I am going to go call my parents and ask for nuts 😉

Pain Stops The Merry-Go-Round

Unknowingly, I had jumped on to the merry-go-round of helping and doing and before I knew it, the ride was spinning so fast, I was holding on for dear life; take my in laws to appointments, lift the wheelchair, arrange assisted living, check on my folks, help our precious niece, walk the dogs, clean the house, declutter the house, connect with Rico, maintain exercise program to boost health, work, yard work, do mud run…. Until I went to move my arm and heard myself cry out in pain. WHAT?! How can this be? What did I do?
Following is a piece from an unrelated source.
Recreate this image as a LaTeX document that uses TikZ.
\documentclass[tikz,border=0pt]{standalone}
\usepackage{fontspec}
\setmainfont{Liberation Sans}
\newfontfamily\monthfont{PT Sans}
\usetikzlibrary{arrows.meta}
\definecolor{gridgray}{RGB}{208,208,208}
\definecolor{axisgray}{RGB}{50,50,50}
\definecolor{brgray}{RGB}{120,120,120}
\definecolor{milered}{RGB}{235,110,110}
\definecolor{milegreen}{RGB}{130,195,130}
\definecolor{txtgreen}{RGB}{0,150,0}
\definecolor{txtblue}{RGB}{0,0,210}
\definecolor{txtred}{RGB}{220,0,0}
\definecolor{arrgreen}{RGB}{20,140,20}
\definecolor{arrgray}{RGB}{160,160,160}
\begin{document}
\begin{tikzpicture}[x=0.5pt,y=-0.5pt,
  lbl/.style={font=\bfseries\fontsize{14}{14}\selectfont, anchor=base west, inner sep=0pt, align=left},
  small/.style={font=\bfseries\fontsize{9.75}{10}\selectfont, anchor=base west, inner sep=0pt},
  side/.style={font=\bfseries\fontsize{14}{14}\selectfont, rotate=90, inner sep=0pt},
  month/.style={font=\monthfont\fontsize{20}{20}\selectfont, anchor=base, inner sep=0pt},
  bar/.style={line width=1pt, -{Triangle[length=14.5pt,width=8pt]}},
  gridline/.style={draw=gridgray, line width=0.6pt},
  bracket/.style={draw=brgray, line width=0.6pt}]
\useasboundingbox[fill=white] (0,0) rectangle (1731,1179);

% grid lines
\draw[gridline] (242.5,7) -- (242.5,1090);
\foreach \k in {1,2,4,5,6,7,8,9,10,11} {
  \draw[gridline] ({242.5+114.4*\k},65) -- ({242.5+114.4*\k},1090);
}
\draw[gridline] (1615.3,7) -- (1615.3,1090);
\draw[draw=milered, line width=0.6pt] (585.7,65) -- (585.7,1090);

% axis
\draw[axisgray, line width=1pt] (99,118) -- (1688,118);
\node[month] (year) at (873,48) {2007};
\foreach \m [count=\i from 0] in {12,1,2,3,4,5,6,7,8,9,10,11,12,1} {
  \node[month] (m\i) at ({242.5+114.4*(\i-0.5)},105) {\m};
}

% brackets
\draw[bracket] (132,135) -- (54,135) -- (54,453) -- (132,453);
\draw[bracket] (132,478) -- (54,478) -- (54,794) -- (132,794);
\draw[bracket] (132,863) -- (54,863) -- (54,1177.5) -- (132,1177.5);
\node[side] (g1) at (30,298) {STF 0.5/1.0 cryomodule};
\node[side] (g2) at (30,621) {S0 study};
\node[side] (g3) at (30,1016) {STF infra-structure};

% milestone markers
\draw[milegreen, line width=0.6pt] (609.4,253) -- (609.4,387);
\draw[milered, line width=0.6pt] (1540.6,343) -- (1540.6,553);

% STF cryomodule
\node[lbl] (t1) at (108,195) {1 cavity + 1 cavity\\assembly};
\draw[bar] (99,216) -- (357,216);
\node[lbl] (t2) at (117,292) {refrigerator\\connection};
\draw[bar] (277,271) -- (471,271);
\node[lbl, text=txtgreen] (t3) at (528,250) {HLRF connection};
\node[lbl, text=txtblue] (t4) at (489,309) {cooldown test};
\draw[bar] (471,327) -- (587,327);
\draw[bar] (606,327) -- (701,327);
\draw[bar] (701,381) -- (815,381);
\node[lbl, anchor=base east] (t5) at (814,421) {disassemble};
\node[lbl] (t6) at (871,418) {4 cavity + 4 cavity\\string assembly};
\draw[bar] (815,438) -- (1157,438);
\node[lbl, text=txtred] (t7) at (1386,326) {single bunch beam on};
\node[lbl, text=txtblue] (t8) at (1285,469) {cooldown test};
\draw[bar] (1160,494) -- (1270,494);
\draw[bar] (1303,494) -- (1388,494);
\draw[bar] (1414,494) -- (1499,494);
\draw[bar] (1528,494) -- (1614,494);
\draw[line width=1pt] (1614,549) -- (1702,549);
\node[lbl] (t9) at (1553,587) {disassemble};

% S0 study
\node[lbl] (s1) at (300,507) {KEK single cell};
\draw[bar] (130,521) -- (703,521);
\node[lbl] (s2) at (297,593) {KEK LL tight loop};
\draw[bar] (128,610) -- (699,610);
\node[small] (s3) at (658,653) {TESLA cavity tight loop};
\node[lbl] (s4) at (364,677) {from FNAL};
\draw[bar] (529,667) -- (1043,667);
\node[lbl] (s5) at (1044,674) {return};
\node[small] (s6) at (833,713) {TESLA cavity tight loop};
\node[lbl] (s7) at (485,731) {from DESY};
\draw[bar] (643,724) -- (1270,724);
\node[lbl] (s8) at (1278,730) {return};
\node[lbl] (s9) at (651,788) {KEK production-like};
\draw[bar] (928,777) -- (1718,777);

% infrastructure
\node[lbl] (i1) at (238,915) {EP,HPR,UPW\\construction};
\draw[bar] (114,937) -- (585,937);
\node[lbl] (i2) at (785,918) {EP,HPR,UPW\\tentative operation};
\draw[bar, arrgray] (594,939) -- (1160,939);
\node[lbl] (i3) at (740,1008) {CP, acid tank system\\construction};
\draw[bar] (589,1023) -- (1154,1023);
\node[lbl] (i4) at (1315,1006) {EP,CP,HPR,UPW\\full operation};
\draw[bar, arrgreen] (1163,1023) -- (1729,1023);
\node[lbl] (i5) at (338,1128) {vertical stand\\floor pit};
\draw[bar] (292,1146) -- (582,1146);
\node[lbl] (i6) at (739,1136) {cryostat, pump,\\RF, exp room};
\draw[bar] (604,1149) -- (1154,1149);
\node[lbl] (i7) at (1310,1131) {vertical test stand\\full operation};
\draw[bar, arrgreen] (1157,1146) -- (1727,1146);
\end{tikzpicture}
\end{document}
Well, according to the ER doctor, I have a severe shoulder sprain and tendonitis, most likely due to ignoring all warning soreness in the previous several weeks. So the ride came to a screeching halt. Literally panicked, I cry out to You, “How will we get all this done if I can’t help?!” Sobering news flash. “Daughter, you have desperately run around offering your help. You have not had time to remain tightly connected to Me so while you are frantic to provide  assistance, you have not been quiet to hear what they really need and what I will equip you to give  them.” Ouch. Guilty as charged. But as always, I hear NO condemnation in Your correction; only deep love and an intent desire to give abundant life and freedom to me and those You bring to my days. As I sit quietly now, arm and shoulder immobilized, I am reoriented and the frenzied pace is suddenly so clear. The brokenness of my reasons surface and You are granting kind transformation. Humbled and vulnerable, I call my dear friend for help. It is embarrassing for me to be helpless and I find myself rejoicing as You reveal this pride in me. Not quite the way I prefer my lessons to come…ok, not at all!! But You are so worth whatever is necessary to bring me back to my first Love.

I Scoff Until…

Mark 8:2-3 reveals Your concern for the hungry crowd that has been with You for three days. In verse 4 the disciples respond, ” How can one satisfy these people with bread here in the wilderness?”. REALLY?!! Did they really have no recollection of the miracle they had witnessed just a few days earlier when You fed the 5000?!

I scoff until Your revealing Light shines on my own questioning heart. How many times have I witnessed Heaven’s Power visit earth only to freak out a few days or a few hours…ok, let’s be honest, a few minutes later when a new and unexpected obstacle arises?! Countless! Ugh! Thank You for always keeping it real! For always revealing the true state of my heart apart from Your Touch. And just as You never gave up on the disciples, You will never give up on me…no matter how often I ask, “How can one satisfy these people with bread here in the wilderness?”.

The Disappointing Rose

Too often I have bent over to sniff a lovely rose only to discover there is no scent whatsoever. None. It is a letdown to miss the beautiful fragrance which is expected to accompany the perfectly formed flower. And it makes me wonder, Abba, how often do You bend to inhale the sweet aroma of the Rose of Sharon in Your children, only to find no fragrance whatsoever? How often do we focus solely on the appearance of “our rose” and neglect to invite You to truly develop the aroma of Your Son in our lives? Do we attend to the “looks” of our flower–service, behavior, rituals, activities…and yet not allow the true aroma of Your Son to permeate our lives and hearts?  Let us welcome Your discipline so that we may authentically exude the powerful  fragrance of Jesus to those around us.

No Status…

You spoke again of Your impending death to the disciples (Mark 9:30-37) . But on the road, their thoughts and discussion centered on which of them would be the greatest in Your kingdom. You asked them what they were disputing but they remained silent. No matter how clueless or off target we are, You do not give up on us and graciously continue to teach/disciple us. “If anyone desires to be first, he shall be last of all and servant of all”. This was a radically foreign premise; to lead one must serve? Then You continue to rock their world by taking a child in Your Arms (how safe and inviting You must have been for a child to go willingly to You) and said,” Whoever receives one of these little children in My Name receives Me, and whoever receives Me, receives not Me but Him who sent Me”. A child?! Receive a child?! A child has no status, no power, no wealth. But You placed great value on these little ones. You placed great value on a service that rarely yields immediate results. You placed great value on a dedication that is often overlooked and not esteemed by society. But it is a service You deem worthy, a high calling, an honor of great significance and importance.

Lead by serving. Highly value the privilege of receiving children. A serious exhortation to us all. Let us not be deceived into thinking or acting in any other way.

So Tired

When I am weary and overscheduled and feel like I cannot offer a “proper” sacrifice of praise or prayer or reading, You gently remind me of the people in the Bible who knew all they had to do was to reach out to touch the hem of Your garment. You do not increase my burden; You desire to lighten it. Please deliver me from the lies that tell me otherwise.